Re: Piat an isolate?
From: | John Cowan <cowan@...> |
Date: | Monday, July 19, 1999, 14:03 |
A Rosta wrote:
> I have been wondering what the evidence is for Piat being an isolate.
> I imagine that there is tons of superstrate influence,
Absolutely, particularly from (Austrian) High German and Court-Gothic,
but also from Slova^cko, Vloxi (the Mud dialect), and even Romany.
> and that native
> linguistic material is rather reduced. Further, I'd have thought that
> there are an awful lot of candidates for a genetic relationship to be
> ruled out before we can take "seems to be an isolate" to mean
> more than "noone has done the research yet" or "noone who
> publishes in English has done the research yet".
Quite likely. The most usual countertheory is that Piat, like
Japanese and Korean, constitutes a separate and independent branch
of Altaic, but the absence of vowel harmony and the reductionist
phonology makes this view disfavored.
> Also, how much
> do we know of the origins of the Piat? Do we know when they
> entered Central Europe, and where they came from?
They were probably dragged along as slaves during a Voelkerwanderung.

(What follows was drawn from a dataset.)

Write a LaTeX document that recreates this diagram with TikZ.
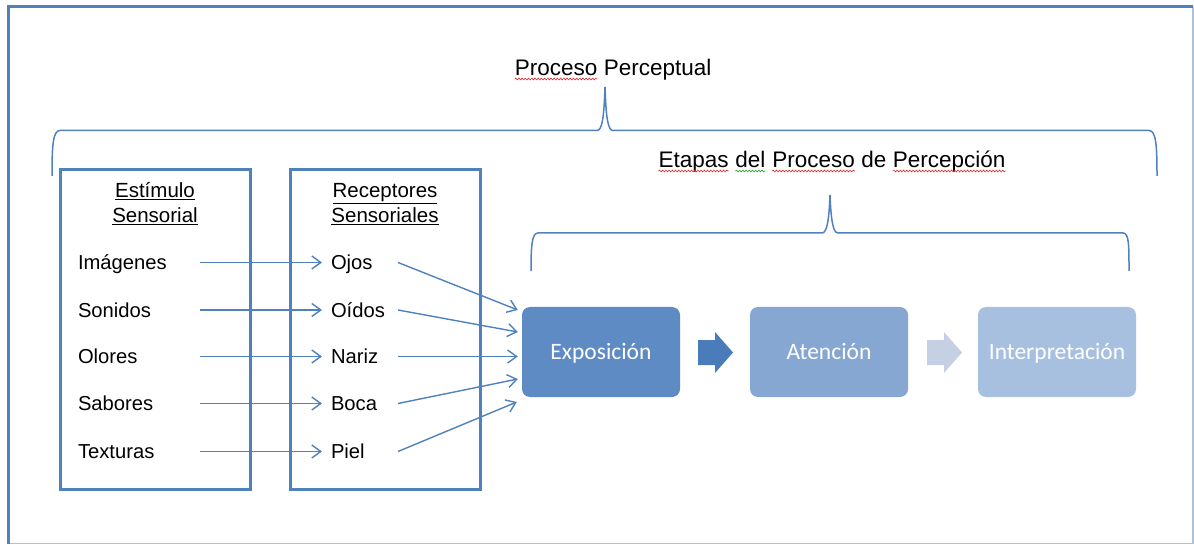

> On a slightly different topic, do we know anything of how the Piat
> fit into the larger society of the nations that they live in? Are they
> peasants? Farmers and pastoralists in areas too meagre for
> anyone else to bother farming? Disenfranchised latecomers
> periodically persecuted and barely surviving as an ethnos past
> 1945?
Yes to all three, except that since 1945 they have been independent,
as a side effect of the post-1945 de facto settlement. Until 1989
they had a Communist government; since then they have had little
or no government.
--
John Cowan http://www.ccil.org/~cowan cowan@ccil.org
Schlingt dreifach einen Kreis um dies! / Schliesst euer Aug vor heiliger Schau,
Denn er genoss vom Honig-Tau / Und trank die Milch vom Paradies.